The psychology behind market bubbles is mainly driven by greed, fear of missing out (FOMO), and herd behavior. When prices keep rising, people feel they must invest quickly before it's too late. This rush creates a bubble. Once people realize prices are too high, panic begins, and the bubble bursts. Controlling emotions and thinking logically can help avoid these situations.
What Triggers a Market Bubble?
A market bubble starts when prices rise quickly due to excitement, not actual value. It begins with positive news or hype that attracts investors. More people start buying, pushing prices higher. This draws in even more investors, many of whom buy without understanding the real value. The bubble grows until reality hits and prices collapse.
How Does Emotion Influence a Bubble?
Emotions like greed and FOMO make people act without thinking. When they see others making money, they want to join in quickly. This emotional buying increases prices even more. As the bubble grows, people ignore warnings and believe the price will keep rising. Later, fear replaces greed and everyone rushes to sell, causing the crash.
What Are the Common Phases of a Bubble?
A bubble usually has five phases: Displacement, Boom, Euphoria, Profit-taking, and Panic.
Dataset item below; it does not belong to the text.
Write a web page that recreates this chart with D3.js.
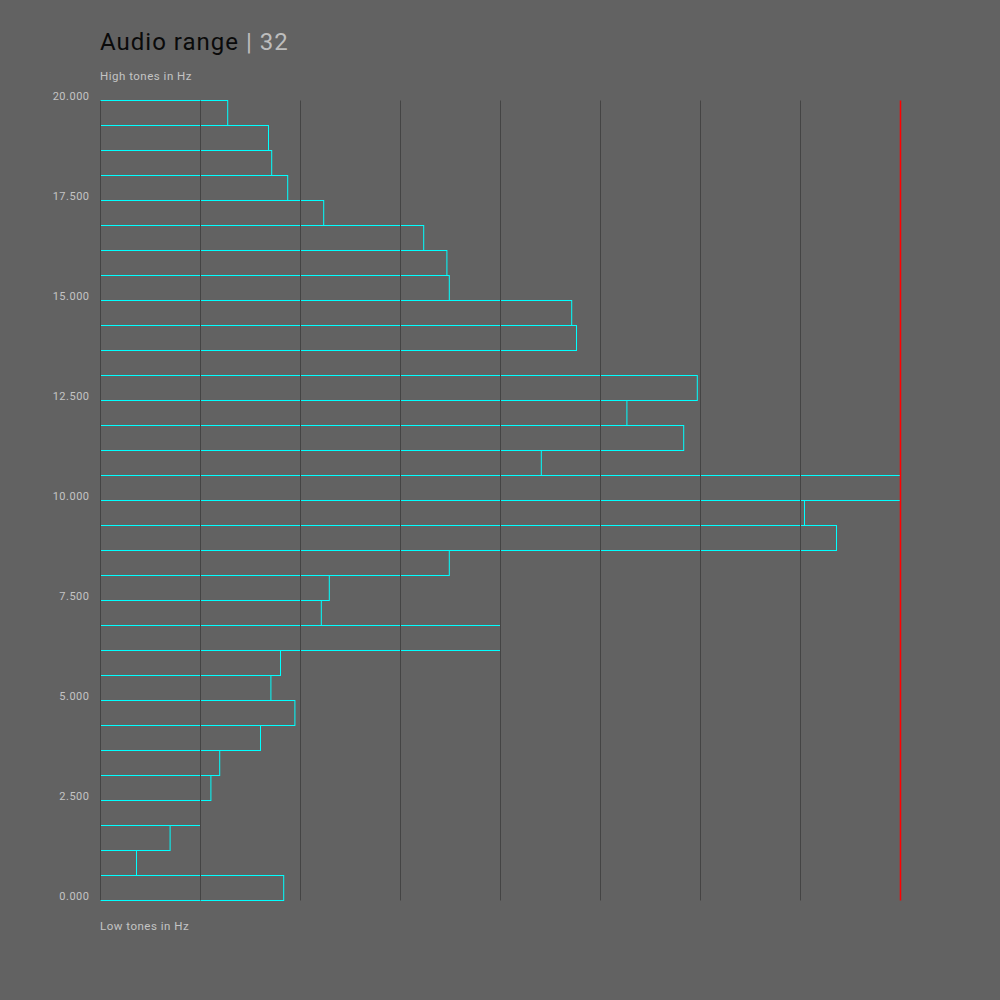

It starts when something new or exciting attracts investors (Displacement). Then prices rise fast (Boom). During Euphoria, everyone believes the price will never fall. Smart investors exit during Profit-taking. Finally, prices fall sharply in Panic, and many suffer big losses.
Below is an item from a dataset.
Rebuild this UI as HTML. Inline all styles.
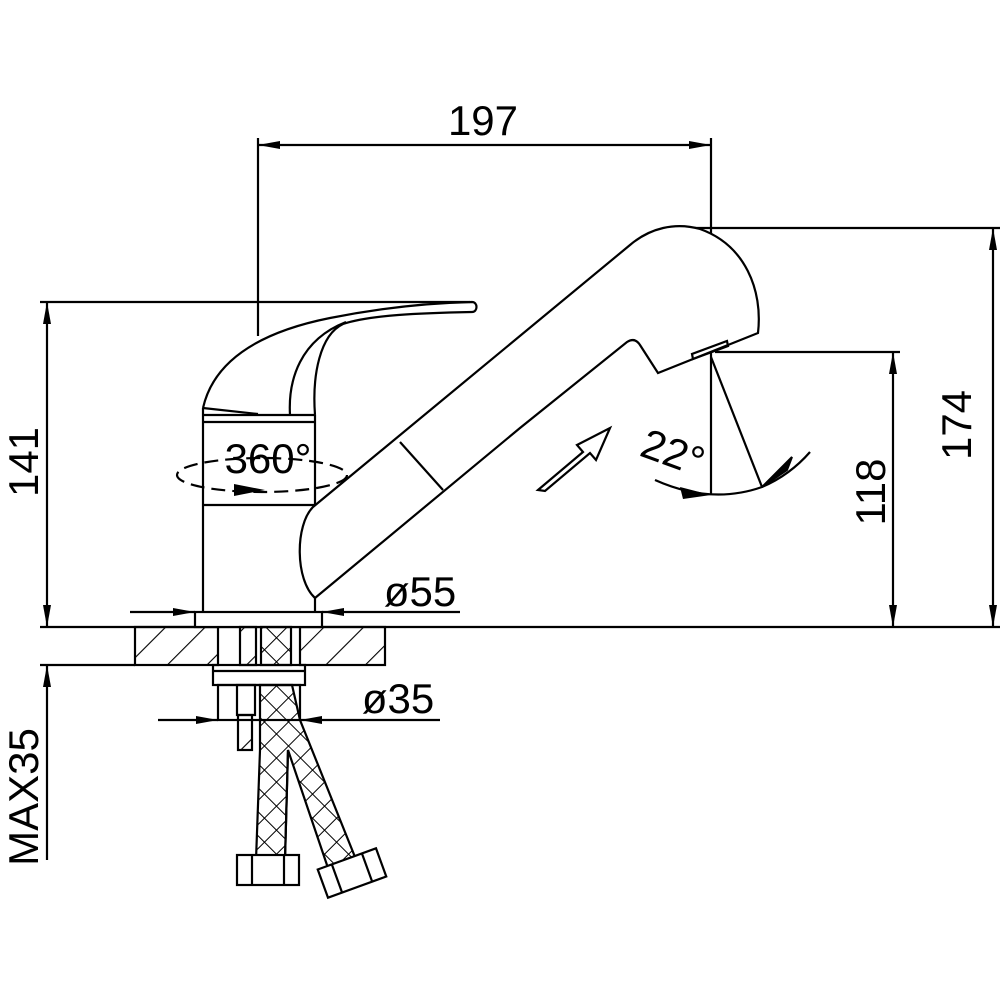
<!DOCTYPE html>
<html><head><style>html,body{margin:0;padding:0;background:#fff}svg{display:block}</style></head>
<body>
<svg width="1000" height="1000" viewBox="0 0 1000 1000" xmlns="http://www.w3.org/2000/svg">
<defs>
<pattern id="hatch" patternUnits="userSpaceOnUse" width="28" height="28" patternTransform="rotate(45)">
<line x1="0" y1="0" x2="0" y2="28" stroke="#000" stroke-width="2.2"/>
</pattern>
<pattern id="cross" patternUnits="userSpaceOnUse" width="17" height="17" patternTransform="rotate(45)">
<line x1="0" y1="0" x2="0" y2="17" stroke="#000" stroke-width="2"/>
<line x1="0" y1="0" x2="17" y2="0" stroke="#000" stroke-width="2"/>
</pattern>
<marker id="ah" markerWidth="22" markerHeight="8" refX="22" refY="4" orient="auto-start-reverse" markerUnits="userSpaceOnUse">
<path d="M0,0 L22,4 L0,8 Z" fill="#000"/>
</marker>
</defs>
<g fill="none" stroke="#000" stroke-width="2.2" font-family="Liberation Sans, sans-serif">
<line x1="258" y1="145" x2="711" y2="145" marker-start="url(#ah)" marker-end="url(#ah)"/>
<line x1="258" y1="138" x2="258" y2="336"/>
<line x1="711" y1="138" x2="711" y2="495"/>
<line x1="680" y1="228" x2="1000" y2="228"/>
<line x1="993" y1="228" x2="993" y2="627" marker-start="url(#ah)" marker-end="url(#ah)"/>
<line x1="715" y1="352" x2="900" y2="352"/>
<line x1="893" y1="352" x2="893" y2="627" marker-start="url(#ah)" marker-end="url(#ah)"/>
<line x1="40" y1="302" x2="470" y2="302"/>
<line x1="47" y1="302" x2="47" y2="627" marker-start="url(#ah)" marker-end="url(#ah)"/>
<line x1="40" y1="627" x2="1000" y2="627"/>
<line x1="40" y1="665" x2="135" y2="665"/>
<line x1="47" y1="860" x2="47" y2="665" marker-end="url(#ah)"/>
<rect x="135" y="627" width="83" height="38" fill="url(#hatch)"/>
<rect x="300" y="627" width="85" height="38" fill="url(#hatch)"/>
<rect x="195" y="612" width="127" height="15" fill="#fff"/>
<line x1="130" y1="612" x2="195" y2="612" marker-end="url(#ah)"/>
<line x1="460" y1="612" x2="322" y2="612" marker-end="url(#ah)"/>
<line x1="203" y1="612" x2="203" y2="408"/>
<line x1="315" y1="612" x2="315" y2="598"/>
<line x1="315" y1="507" x2="315" y2="415"/>
<line x1="203" y1="422" x2="315" y2="422"/>
<line x1="203" y1="505" x2="315" y2="505"/>
<line x1="203" y1="415" x2="315" y2="415"/>
<path d="M203,408 C215,355 270,330 330,318 C380,308 430,303 472,302 C478,302 478,312 472,312 C420,313 370,315 343,324 C320,335 312,375 315,415"/>
<path d="M203,408 L258,414"/>
<path d="M290,415 C288,380 300,340 346,322"/>
<ellipse cx="262" cy="475" rx="85" ry="17" stroke-dasharray="14,7"/>
<path d="M234,484 L265,490 L234,496 Z" fill="#000" stroke="none"/>
<path d="M315,598 L520,428 L627,342 Q635,337 640,345 L658,373 L758,333 C763,290 745,245 700,229 C675,222 650,228 630,245 L313,507 C295,525 295,580 315,598 Z" fill="#fff"/>
<line x1="400" y1="442" x2="443" y2="490"/>
<path d="M693,359 L728,346 L727,341 L692,354 Z"/>
<line x1="711" y1="357" x2="762" y2="487"/>
<path d="M655,480 Q711,505 762,487 Q790,475 810,452"/>
<path d="M680,487 L711,495 L683,499 Z" fill="#000" stroke="none"/>
<path d="M792,457 L762,487 L787,470 Z" fill="#000" stroke="#000" stroke-width="2"/>
<path d="M540,490 L585,452 L579,445 L612,428 L598,460 L592,453 L547,491 Z" transform="translate(-2,0)"/>
<rect x="213" y="665" width="92" height="20"/>
<line x1="213" y1="671" x2="305" y2="671"/>
<rect x="218" y="685" width="82" height="35"/>
<rect x="240" y="627" width="16" height="38" fill="url(#hatch)"/>
<rect x="237" y="685" width="18" height="30"/>
<rect x="238" y="715" width="14" height="35" fill="url(#hatch)"/>
<rect x="261" y="627" width="30" height="38" fill="url(#cross)"/>
<path d="M260,685 L292,685 L300,720 L355,857 L328,868 L288,750 L285,860 L256,860 L260,750 Z" fill="url(#cross)"/>
<line x1="288" y1="750" x2="285" y2="860"/>
<rect x="237" y="855" width="62" height="30" fill="#fff"/>
<line x1="252" y1="855" x2="252" y2="885"/><line x1="284" y1="855" x2="284" y2="885"/>
<g transform="rotate(-20 352 873)">
<rect x="321" y="858" width="62" height="30" fill="#fff"/>
<line x1="336" y1="858" x2="336" y2="888"/><line x1="368" y1="858" x2="368" y2="888"/>
</g>
<line x1="158" y1="720" x2="218" y2="720" marker-end="url(#ah)"/>
<line x1="440" y1="720" x2="300" y2="720" marker-end="url(#ah)"/>
</g>
<g font-family="Liberation Sans, sans-serif" font-size="42" fill="#000">
<text x="483" y="135" text-anchor="middle">197</text>
<text x="268" y="473" text-anchor="middle">360°</text>
<text x="420" y="606" text-anchor="middle">ø55</text>
<text x="398" y="713" text-anchor="middle">ø35</text>
<text transform="translate(971,425) rotate(-90)" text-anchor="middle">174</text>
<text transform="translate(885,492) rotate(-90)" text-anchor="middle">118</text>
<text transform="translate(38,462) rotate(-90)" text-anchor="middle">141</text>
<text transform="translate(38,797) rotate(-90)" text-anchor="middle">MAX35</text>
<text transform="translate(668,466) rotate(20)" text-anchor="middle">22°</text>
</g>
</svg>
</body></html>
Why Do People Keep Falling for Bubbles?
People fall for bubbles because they follow the crowd. They don’t want to miss out and believe if others are investing, it must be safe. Many ignore logic and only focus on quick profits. Past bubbles show that this thinking leads to losses, but still, it happens again because emotions often overpower common sense.
How Can You Avoid Getting Trapped in a Bubble?
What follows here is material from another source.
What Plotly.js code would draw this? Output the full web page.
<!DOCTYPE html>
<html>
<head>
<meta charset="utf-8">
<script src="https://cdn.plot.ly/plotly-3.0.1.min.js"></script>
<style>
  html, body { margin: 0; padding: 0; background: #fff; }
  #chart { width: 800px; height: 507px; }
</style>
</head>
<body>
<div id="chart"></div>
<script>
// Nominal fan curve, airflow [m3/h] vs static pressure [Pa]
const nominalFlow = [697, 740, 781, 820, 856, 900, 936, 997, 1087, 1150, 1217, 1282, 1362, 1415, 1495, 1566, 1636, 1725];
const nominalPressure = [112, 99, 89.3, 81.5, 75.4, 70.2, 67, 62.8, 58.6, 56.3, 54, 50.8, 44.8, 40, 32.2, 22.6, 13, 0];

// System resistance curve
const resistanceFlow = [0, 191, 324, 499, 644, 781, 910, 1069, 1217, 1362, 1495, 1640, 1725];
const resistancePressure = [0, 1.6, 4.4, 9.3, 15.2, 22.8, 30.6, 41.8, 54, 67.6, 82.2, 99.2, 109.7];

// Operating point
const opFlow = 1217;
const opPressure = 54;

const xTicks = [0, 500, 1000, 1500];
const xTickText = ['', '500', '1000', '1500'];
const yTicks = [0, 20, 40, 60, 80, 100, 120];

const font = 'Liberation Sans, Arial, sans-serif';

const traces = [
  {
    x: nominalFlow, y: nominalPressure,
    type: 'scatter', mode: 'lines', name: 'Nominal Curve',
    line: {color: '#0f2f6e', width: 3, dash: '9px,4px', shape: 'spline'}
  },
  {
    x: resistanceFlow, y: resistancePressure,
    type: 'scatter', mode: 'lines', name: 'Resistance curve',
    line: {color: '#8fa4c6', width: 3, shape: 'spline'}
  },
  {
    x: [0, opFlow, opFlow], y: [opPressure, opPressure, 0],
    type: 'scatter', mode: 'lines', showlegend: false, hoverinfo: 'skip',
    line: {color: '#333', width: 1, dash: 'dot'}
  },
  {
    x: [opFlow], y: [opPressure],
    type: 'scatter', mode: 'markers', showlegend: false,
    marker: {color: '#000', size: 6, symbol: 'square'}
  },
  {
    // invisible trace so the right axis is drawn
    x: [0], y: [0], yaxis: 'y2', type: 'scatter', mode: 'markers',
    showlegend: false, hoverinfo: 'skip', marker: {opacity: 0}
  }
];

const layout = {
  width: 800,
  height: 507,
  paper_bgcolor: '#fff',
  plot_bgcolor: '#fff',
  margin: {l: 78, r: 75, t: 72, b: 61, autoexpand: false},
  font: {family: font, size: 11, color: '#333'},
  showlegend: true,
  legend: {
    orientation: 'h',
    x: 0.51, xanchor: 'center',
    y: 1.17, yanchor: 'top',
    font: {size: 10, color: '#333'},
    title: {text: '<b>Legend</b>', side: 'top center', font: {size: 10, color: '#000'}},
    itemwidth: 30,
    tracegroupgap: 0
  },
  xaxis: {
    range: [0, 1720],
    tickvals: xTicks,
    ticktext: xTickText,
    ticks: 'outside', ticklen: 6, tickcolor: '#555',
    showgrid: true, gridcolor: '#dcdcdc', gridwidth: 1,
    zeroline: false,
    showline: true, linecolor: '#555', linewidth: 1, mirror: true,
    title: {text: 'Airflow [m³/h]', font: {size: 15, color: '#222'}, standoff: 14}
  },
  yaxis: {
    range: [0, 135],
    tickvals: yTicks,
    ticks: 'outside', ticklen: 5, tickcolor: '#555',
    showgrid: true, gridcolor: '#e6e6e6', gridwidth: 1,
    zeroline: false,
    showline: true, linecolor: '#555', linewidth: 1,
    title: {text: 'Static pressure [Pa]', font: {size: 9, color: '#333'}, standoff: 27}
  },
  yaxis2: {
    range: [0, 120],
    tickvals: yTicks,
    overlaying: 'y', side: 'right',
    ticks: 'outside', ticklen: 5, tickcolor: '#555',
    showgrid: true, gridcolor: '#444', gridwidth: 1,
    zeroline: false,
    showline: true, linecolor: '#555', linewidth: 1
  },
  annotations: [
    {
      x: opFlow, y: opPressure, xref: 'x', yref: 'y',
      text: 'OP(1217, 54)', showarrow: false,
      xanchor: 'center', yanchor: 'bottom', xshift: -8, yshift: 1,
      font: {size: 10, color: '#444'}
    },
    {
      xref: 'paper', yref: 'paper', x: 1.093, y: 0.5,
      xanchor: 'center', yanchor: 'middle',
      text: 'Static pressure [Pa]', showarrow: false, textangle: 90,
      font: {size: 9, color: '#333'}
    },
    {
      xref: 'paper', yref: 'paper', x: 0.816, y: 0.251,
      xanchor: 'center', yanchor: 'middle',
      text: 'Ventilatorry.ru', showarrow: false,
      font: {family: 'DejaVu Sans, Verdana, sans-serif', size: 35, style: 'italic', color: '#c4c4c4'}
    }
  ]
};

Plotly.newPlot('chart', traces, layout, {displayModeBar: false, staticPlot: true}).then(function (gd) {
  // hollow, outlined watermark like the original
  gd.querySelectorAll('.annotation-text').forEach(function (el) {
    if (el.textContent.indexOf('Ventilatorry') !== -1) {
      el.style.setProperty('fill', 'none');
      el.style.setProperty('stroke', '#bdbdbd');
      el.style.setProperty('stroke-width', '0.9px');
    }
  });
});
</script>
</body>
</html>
To avoid market bubbles, always check the actual value of an asset before investing. Don’t follow the crowd blindly. Stay calm during fast market moves and stick to a long-term plan. Diversify your investments and set stop-losses to control risk. Learning from past market bubbles also helps you make better decisions in the future.
Have Market Bubbles Happened in India?
Yes, India has seen market bubbles too. The IT bubble in 2000 and the stock market rally in 2007-08 are good examples. In both cases, prices rose too fast and then crashed. Many investors faced big losses. These events show why it’s important to stay alert and avoid emotional investing during market highs.